County officials Tuesday also will vote to appropriate $1.075 million for design engineering to continue the Peterson Road widening from the point the first project ends to west of Alleghany Road. Resurfacing Alleghany north to Route 120 will be part of that project.

"This is a very important part of our east/west strategy in the central part of the county," Assistant County Engineer Al Giertych said of the pending and eventual Peterson projects. "This is an important economic development corridor for the county and the region."

Beginning in spring, Peterson will be rebuilt and widened to accommodate two through lanes in each direction and a fifth turn lane where needed. A landscaped median and bike path on the north side of the road also are part of the project.

Because of a high volume of truck traffic, the entire length of the improvement will be built with concrete pavement, Giertych said.

A big part of the project will be the expansion of the intersection at Route 83 for dual left-turn lanes, two through lanes and a right-turn lane in all four directions.

"The idea is to get an early start and get it completed in one construction season, which is Dec. 1. That will set the stage to start the next project to the west," Giertych said.

County board Chairman Aaron Lawlor said investing in roads and infrastructure is the top way to foster economic development. In the next six years, the county plans to invest $560 million in the transportation system, he said.

In recent years, a business park on the south side and a new Lake County Fairgrounds on the north have increased activity in the area of Midlothian and Peterson roads, but some available properties remain untouched. County officials think an improved economy will renew interest in the area, as well as vast open tracts to the west.

"This is an area the county really has been targeting for economic development in the future," Lawlor said. "We want to make sure the infrastructure is in place when that happens."

A huge prospect is the Alter Group's proposed $750 million Cornerstone development, spanning 641 acres on either side of Alleghany Road, north and south of Peterson. The company more than five years ago presented plans for an upscale mix of business, retail and residential uses but has been thwarted by the poor economy.

The plan is still on the books and the company has begun looking for financing, according to Steve Park, senior vice president of the Alter Group. Once that is secured, it can take a year or two before there is tangible activity.

"It will be a long time coming because it's such a big project," Park said.

He said the company has been working with Lake County officials and regards the Peterson Road work as a plus in the big picture.

"We're very positive about the county moving forward," he said.

Another factor in the mix is the long-envisioned extension of Route 53 into Lake County. The current planned alignment has it crossing Peterson between Midlothian Road and Route 83.

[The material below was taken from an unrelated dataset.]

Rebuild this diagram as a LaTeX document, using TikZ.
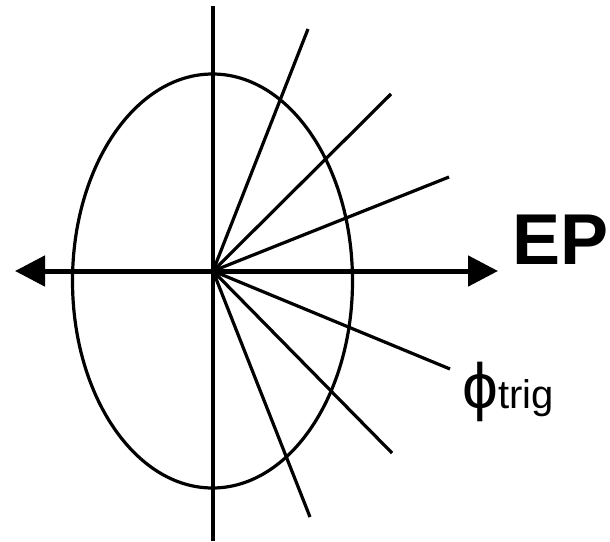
\documentclass[tikz,border=0pt]{standalone}
\usepackage{fontspec}
\setmainfont{Liberation Sans}
\usepackage{tikz}
\usetikzlibrary{positioning, arrows.meta}

\begin{document}
\begin{tikzpicture}[
  x=1pt, y=-1pt,
  ray/.style={line width=3.2pt},
  axis/.style={line width=5pt, {Triangle[length=30pt,width=30pt]}-{Triangle[length=30pt,width=30pt]}},
]
  \useasboundingbox (0,0) rectangle (610,541);
  % centre and ellipse
  \coordinate (O) at (213,271);
  \draw[ray] (212.5,281) ellipse [x radius=140, y radius=207];
  \coordinate (top) at (213,6);
  \coordinate (bot) at (213,541);
  \draw[ray] (top) -- (bot);

  % rays
  \foreach \name/\px/\py in {r1/308/29, r2/391/94, r3/449/177, r4/450/369, r5/392/453, r6/310/517} {
    \coordinate (\name) at (\px,\py);
    \draw[ray] (O) -- (\name);
  }

  % axis
  \coordinate (left) at (15,271);
  \coordinate (right) at (498,271);
  \draw[axis] (left) -- (right);
  \node[anchor=west, inner sep=0pt, font=\fontsize{72}{72}\selectfont\bfseries] (ep) at (512,240) {EP};
  \node[anchor=west, inner sep=0pt, font=\fontsize{40}{40}\selectfont] (phi) at (462,392)
    {{\fontsize{64}{64}\selectfont\symbol{"03D5}}trig};
\end{tikzpicture}
\end{document}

A blue ribbon committee -- which includes Lawlor and Park, a Gurnee trustee who is representing the village on the panel -- has been studying finances and land uses. They expect to have a proposal for the Illinois State Toll Highway Authority to consider in the first quarter of 2015.

"Between the northern extension of Route 53 and the widening of Peterson Road, we're providing a strong opportunity for economic development," Lawlor said.

The first piece of the corridor puzzle was put in place in 2011, with the $5.6 million realignment of the western end of Peterson Road to connect with a new intersection at Route 60.

County officials on Tuesday also are expected to appropriate $810,000 for preliminary services to include an investigation of corridor alignments for future extensions of Fremont Center Road, Winchester Road and Alleghany Road in a triangular area bounded by Route 60, Route 83 and Peterson.

"What we'd like to do is some advanced planning to move forward in a way we can build on over time," Giertych said.